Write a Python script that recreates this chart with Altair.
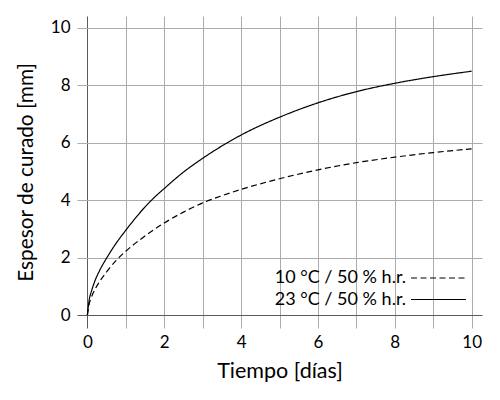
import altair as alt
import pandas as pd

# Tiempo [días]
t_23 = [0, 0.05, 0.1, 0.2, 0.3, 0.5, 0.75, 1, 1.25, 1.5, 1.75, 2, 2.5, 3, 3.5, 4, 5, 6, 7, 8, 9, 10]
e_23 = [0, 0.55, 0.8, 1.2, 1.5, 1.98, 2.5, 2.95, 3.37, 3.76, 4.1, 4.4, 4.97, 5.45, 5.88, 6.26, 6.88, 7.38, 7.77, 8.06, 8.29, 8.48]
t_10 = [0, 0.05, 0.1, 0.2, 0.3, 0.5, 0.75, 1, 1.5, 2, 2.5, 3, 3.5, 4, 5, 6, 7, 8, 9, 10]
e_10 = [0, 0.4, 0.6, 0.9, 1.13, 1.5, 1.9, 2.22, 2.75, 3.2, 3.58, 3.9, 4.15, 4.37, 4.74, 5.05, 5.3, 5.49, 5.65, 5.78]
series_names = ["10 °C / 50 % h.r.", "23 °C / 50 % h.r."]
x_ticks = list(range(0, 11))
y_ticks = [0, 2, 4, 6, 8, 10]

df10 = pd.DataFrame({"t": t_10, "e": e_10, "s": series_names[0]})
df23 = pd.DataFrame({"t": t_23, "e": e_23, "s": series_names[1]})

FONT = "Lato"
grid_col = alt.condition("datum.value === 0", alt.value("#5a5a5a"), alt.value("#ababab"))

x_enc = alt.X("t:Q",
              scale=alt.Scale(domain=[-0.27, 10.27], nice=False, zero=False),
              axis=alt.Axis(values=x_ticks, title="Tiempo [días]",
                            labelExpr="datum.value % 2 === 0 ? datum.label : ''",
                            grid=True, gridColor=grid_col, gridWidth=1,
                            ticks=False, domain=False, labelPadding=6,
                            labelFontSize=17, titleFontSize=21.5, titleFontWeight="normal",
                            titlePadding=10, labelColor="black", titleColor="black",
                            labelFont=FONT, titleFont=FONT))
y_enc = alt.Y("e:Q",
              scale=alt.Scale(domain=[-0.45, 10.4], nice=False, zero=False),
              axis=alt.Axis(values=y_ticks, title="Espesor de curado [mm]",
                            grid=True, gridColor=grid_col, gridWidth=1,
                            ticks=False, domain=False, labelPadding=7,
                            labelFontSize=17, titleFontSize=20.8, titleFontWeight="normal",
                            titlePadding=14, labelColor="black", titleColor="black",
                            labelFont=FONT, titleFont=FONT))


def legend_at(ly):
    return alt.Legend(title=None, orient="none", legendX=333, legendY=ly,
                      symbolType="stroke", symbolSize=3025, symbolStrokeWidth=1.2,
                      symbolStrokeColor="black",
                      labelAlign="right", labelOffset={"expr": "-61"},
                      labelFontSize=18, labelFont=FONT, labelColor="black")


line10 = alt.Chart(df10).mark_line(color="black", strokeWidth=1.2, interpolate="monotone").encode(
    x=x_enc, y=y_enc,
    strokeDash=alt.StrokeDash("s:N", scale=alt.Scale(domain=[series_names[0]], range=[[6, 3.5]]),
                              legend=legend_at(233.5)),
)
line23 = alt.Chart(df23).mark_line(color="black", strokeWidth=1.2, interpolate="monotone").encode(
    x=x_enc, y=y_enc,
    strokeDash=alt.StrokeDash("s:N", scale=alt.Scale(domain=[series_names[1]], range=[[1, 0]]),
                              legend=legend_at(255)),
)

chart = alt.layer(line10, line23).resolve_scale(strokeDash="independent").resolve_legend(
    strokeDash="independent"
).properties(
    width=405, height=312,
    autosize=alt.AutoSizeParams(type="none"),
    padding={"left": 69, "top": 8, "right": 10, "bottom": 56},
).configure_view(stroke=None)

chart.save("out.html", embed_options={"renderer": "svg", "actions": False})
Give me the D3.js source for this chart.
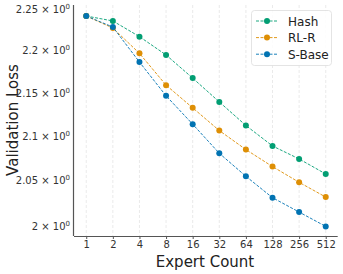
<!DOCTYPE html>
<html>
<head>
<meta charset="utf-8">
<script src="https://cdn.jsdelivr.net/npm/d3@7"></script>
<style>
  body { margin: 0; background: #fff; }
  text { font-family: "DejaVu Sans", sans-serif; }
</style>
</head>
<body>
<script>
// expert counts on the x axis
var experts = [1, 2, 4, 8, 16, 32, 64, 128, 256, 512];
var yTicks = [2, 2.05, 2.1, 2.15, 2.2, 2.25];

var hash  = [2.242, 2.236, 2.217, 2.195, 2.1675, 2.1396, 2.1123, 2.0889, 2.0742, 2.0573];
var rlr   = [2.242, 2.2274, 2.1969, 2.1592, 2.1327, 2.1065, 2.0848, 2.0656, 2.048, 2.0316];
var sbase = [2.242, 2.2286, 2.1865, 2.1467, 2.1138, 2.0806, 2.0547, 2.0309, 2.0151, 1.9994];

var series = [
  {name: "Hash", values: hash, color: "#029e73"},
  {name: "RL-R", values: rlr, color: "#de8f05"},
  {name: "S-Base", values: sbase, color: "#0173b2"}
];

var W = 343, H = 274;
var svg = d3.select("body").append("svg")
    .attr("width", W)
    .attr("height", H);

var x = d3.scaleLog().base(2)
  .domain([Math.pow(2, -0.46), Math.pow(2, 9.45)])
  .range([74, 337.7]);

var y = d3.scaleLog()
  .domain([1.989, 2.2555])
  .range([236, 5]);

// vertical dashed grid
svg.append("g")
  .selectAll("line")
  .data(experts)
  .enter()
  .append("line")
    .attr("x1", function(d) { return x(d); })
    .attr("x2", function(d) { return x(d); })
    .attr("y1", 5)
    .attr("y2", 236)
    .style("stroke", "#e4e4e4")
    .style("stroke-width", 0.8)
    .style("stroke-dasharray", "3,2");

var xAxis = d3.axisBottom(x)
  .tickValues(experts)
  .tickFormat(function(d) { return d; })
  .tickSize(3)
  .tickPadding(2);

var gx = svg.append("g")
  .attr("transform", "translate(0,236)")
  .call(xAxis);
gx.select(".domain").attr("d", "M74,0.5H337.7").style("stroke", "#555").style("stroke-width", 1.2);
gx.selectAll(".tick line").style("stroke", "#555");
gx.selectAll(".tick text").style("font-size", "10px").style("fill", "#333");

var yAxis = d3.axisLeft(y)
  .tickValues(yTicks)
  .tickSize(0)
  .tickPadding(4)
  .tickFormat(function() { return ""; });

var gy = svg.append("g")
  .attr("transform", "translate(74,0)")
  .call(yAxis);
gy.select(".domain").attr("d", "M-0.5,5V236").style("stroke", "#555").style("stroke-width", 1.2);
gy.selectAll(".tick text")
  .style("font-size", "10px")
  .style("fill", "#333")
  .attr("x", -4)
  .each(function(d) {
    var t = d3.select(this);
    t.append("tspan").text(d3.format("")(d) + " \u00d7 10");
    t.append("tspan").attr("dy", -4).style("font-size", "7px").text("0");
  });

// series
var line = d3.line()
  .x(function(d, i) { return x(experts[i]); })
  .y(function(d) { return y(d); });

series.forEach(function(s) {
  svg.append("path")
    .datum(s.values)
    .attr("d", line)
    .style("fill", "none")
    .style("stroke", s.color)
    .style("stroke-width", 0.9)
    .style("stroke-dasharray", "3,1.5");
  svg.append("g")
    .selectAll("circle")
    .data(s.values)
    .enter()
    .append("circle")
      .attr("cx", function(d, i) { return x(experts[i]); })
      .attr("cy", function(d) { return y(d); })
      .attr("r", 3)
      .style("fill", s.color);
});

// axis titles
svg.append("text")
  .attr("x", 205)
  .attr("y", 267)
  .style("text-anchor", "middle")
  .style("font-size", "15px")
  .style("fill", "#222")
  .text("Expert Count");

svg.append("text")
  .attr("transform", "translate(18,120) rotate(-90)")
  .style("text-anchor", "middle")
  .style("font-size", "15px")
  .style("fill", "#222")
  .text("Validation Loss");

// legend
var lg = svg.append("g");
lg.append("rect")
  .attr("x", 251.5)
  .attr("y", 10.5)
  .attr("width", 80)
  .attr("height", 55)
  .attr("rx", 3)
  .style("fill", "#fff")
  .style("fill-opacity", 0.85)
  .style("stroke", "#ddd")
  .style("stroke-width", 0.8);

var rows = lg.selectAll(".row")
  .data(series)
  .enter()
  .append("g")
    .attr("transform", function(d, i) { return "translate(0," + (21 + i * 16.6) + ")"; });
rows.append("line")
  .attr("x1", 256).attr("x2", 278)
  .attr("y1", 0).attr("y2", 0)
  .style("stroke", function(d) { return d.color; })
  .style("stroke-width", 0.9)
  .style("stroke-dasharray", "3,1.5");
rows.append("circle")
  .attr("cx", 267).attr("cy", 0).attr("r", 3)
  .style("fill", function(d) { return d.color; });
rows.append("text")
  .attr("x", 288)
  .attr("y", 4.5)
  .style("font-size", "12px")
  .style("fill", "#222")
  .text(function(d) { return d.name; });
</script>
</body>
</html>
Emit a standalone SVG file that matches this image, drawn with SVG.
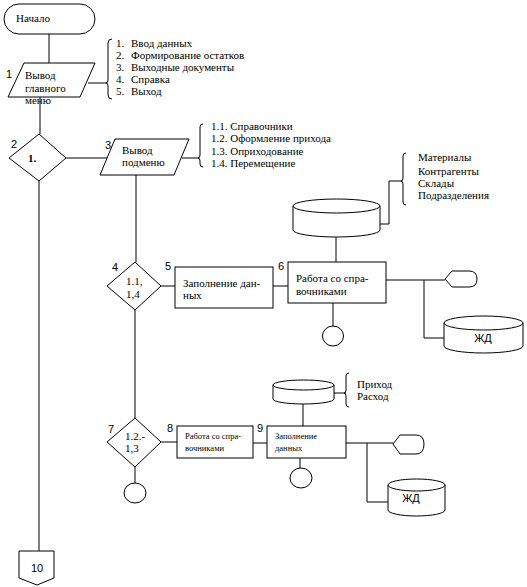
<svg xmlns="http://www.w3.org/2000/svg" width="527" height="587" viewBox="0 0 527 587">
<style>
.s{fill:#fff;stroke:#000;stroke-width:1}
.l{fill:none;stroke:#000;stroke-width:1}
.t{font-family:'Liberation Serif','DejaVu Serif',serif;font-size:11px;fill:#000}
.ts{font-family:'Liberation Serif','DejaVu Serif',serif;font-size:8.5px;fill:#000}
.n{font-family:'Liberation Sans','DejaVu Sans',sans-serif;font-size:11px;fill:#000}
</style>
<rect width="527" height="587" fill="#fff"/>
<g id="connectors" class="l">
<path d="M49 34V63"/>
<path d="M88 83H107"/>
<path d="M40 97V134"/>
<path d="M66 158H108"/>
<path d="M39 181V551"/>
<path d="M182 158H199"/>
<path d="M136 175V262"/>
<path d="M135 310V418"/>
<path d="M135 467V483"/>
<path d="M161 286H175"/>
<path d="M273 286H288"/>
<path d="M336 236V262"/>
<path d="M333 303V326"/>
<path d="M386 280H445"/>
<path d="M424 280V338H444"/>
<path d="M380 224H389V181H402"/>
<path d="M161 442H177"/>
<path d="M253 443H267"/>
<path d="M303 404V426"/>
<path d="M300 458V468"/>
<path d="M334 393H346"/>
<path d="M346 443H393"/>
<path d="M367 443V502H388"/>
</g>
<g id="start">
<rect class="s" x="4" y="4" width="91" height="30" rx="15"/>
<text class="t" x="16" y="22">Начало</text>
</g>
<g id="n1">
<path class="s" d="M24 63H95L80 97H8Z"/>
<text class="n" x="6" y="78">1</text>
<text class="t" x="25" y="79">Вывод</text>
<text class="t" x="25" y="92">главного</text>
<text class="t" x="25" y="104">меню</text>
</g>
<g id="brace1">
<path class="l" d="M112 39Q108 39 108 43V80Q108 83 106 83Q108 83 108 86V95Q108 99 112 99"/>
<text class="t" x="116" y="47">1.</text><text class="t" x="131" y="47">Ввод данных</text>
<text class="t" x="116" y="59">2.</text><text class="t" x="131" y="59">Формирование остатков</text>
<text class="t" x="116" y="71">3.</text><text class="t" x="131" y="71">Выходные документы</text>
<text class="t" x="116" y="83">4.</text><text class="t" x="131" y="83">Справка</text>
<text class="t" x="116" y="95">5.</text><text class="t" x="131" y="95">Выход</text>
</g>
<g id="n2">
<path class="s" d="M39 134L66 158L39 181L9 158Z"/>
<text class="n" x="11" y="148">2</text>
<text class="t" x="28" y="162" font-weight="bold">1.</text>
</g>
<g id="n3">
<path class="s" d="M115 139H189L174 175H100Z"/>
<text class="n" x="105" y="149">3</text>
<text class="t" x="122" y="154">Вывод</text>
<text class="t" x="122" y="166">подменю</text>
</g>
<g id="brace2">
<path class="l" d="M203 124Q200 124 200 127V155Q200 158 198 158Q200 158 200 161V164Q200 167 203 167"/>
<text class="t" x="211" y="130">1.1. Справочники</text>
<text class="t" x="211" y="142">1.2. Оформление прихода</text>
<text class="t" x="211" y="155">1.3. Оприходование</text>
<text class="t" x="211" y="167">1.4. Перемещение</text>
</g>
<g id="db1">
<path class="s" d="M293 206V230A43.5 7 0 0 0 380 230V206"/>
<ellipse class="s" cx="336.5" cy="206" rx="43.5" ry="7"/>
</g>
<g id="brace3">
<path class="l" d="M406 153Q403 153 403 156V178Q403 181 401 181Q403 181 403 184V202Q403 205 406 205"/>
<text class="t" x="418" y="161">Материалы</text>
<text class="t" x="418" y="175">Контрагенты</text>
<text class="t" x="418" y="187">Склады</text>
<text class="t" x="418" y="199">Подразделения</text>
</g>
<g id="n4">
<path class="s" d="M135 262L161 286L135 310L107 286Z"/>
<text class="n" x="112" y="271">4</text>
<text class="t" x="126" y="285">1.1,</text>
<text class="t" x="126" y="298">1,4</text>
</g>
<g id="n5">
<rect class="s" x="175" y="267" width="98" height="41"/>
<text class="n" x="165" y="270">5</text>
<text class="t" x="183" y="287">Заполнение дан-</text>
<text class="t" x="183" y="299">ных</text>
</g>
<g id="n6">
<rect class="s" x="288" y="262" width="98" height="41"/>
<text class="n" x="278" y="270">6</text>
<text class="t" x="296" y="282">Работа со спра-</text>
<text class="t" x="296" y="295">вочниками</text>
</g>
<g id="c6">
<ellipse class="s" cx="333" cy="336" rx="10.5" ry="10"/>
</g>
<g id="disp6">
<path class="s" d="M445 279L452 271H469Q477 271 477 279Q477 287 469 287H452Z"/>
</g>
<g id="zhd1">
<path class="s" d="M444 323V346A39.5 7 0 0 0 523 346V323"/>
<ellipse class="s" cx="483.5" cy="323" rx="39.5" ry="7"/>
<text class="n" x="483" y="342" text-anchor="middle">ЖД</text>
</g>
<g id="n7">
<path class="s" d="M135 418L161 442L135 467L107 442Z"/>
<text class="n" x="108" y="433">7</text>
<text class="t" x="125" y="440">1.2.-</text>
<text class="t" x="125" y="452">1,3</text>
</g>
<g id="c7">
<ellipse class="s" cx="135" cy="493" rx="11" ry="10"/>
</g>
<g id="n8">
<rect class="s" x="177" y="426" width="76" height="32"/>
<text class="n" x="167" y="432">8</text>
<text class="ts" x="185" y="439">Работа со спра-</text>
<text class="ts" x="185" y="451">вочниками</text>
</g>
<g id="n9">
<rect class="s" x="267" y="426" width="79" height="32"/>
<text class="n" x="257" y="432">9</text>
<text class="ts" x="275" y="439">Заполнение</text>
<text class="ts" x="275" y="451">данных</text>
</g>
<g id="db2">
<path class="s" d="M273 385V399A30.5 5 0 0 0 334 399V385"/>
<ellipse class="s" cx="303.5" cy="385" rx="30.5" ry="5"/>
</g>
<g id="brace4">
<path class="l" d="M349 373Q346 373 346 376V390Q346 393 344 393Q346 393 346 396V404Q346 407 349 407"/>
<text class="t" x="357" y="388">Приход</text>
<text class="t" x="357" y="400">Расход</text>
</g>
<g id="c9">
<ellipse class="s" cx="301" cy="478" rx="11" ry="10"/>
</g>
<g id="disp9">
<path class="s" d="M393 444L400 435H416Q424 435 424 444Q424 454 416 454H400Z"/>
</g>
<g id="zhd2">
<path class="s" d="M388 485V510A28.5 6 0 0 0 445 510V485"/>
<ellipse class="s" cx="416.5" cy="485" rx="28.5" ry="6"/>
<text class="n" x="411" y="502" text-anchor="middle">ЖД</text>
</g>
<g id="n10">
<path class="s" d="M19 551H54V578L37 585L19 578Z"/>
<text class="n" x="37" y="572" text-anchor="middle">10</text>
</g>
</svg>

**Work required**
Reproduce only the lines of the records from the start up to and including the line that holds "import pandas as pd"; do not carry over any picture.

**Response**
Write a Python script that recreates this chart with Altair.
import altair as alt
import pandas as pd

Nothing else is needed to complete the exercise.